- **DIRECTIVE**
From the first line of the data below through the line holding "ctx.fillText('MBH447', area.right, 58);", output each line exactly and leave the pictures out.

- **RECORDED DATA**
-- Start --
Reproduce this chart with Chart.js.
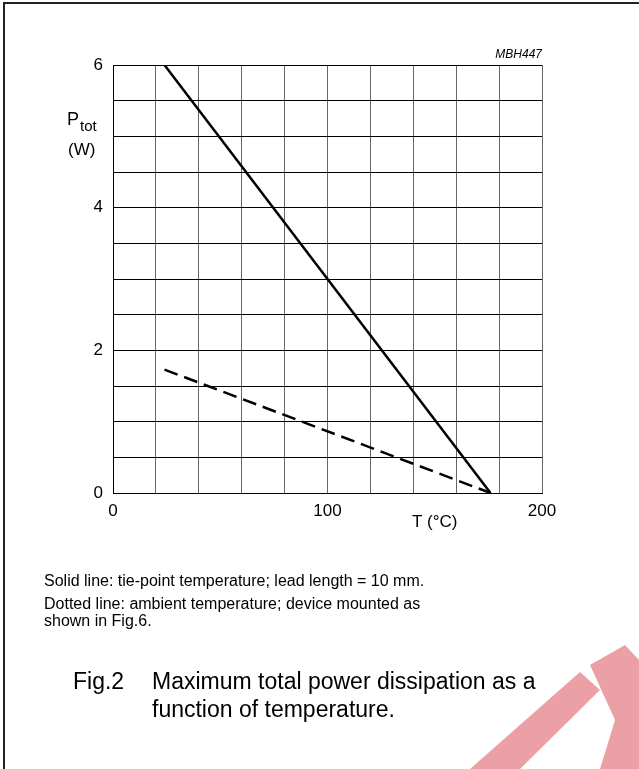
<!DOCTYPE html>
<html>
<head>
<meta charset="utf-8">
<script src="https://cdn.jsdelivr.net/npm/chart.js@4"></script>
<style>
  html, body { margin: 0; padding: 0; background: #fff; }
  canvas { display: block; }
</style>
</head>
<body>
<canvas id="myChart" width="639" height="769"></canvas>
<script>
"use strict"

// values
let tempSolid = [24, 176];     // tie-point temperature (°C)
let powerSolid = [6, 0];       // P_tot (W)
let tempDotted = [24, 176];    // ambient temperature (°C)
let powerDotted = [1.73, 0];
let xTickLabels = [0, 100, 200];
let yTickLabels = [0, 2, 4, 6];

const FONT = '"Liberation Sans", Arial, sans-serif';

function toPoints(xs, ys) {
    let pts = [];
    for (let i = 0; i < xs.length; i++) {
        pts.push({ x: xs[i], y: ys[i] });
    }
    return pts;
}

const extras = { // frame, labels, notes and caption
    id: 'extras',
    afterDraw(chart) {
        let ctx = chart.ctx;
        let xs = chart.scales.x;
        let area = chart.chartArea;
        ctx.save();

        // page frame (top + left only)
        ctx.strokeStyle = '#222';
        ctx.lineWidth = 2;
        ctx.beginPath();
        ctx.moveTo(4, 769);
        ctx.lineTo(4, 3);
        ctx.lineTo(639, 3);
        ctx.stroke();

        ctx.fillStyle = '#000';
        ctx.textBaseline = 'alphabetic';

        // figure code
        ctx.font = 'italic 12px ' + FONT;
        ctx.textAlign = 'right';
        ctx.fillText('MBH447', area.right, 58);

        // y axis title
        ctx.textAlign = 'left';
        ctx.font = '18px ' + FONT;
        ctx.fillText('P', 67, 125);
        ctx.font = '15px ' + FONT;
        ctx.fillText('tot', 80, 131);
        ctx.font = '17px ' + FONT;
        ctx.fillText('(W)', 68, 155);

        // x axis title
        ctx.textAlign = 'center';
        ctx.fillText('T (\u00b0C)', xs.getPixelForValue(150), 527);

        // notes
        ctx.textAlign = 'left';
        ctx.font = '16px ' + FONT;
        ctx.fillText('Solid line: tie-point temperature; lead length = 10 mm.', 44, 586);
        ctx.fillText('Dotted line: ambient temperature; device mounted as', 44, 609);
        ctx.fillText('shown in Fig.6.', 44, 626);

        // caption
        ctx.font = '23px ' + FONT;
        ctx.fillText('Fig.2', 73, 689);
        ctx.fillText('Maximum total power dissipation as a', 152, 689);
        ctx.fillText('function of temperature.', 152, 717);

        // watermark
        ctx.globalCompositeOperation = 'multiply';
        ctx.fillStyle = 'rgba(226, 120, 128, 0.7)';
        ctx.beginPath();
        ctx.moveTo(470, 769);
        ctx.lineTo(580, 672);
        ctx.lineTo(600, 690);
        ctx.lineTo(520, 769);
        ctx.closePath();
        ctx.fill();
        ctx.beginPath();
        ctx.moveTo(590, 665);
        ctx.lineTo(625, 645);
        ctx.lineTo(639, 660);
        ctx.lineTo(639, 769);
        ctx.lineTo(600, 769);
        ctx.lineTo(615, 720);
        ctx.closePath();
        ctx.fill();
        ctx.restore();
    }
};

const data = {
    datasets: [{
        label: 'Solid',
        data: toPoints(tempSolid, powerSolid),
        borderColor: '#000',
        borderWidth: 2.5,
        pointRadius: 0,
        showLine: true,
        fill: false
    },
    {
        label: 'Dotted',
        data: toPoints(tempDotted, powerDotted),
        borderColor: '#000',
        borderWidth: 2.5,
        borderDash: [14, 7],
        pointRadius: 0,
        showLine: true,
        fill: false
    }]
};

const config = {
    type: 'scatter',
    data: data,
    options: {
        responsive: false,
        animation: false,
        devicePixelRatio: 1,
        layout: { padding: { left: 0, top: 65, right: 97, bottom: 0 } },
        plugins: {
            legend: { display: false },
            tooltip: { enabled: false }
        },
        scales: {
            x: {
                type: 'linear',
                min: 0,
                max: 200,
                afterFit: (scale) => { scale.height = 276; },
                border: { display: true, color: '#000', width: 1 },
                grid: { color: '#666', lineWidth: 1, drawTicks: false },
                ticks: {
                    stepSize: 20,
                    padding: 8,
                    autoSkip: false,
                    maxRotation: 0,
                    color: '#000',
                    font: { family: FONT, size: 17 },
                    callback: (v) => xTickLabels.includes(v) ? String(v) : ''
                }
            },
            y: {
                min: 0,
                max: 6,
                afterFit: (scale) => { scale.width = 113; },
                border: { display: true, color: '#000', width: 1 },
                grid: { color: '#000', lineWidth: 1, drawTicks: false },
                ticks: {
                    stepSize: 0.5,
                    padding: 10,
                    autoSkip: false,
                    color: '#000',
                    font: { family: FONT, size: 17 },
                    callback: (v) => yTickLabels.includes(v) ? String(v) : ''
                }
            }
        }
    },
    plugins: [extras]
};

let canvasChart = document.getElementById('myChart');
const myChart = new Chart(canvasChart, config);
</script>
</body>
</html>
-- End --
- **FULL SOLUTION**
Reproduce this chart with Chart.js.
<!DOCTYPE html>
<html>
<head>
<meta charset="utf-8">
<script src="https://cdn.jsdelivr.net/npm/chart.js@4"></script>
<style>
  html, body { margin: 0; padding: 0; background: #fff; }
  canvas { display: block; }
</style>
</head>
<body>
<canvas id="myChart" width="639" height="769"></canvas>
<script>
"use strict"

// values
let tempSolid = [24, 176];     // tie-point temperature (°C)
let powerSolid = [6, 0];       // P_tot (W)
let tempDotted = [24, 176];    // ambient temperature (°C)
let powerDotted = [1.73, 0];
let xTickLabels = [0, 100, 200];
let yTickLabels = [0, 2, 4, 6];

const FONT = '"Liberation Sans", Arial, sans-serif';

function toPoints(xs, ys) {
    let pts = [];
    for (let i = 0; i < xs.length; i++) {
        pts.push({ x: xs[i], y: ys[i] });
    }
    return pts;
}

const extras = { // frame, labels, notes and caption
    id: 'extras',
    afterDraw(chart) {
        let ctx = chart.ctx;
        let xs = chart.scales.x;
        let area = chart.chartArea;
        ctx.save();

        // page frame (top + left only)
        ctx.strokeStyle = '#222';
        ctx.lineWidth = 2;
        ctx.beginPath();
        ctx.moveTo(4, 769);
        ctx.lineTo(4, 3);
        ctx.lineTo(639, 3);
        ctx.stroke();

        ctx.fillStyle = '#000';
        ctx.textBaseline = 'alphabetic';

        // figure code
        ctx.font = 'italic 12px ' + FONT;
        ctx.textAlign = 'right';
        ctx.fillText('MBH447', area.right, 58);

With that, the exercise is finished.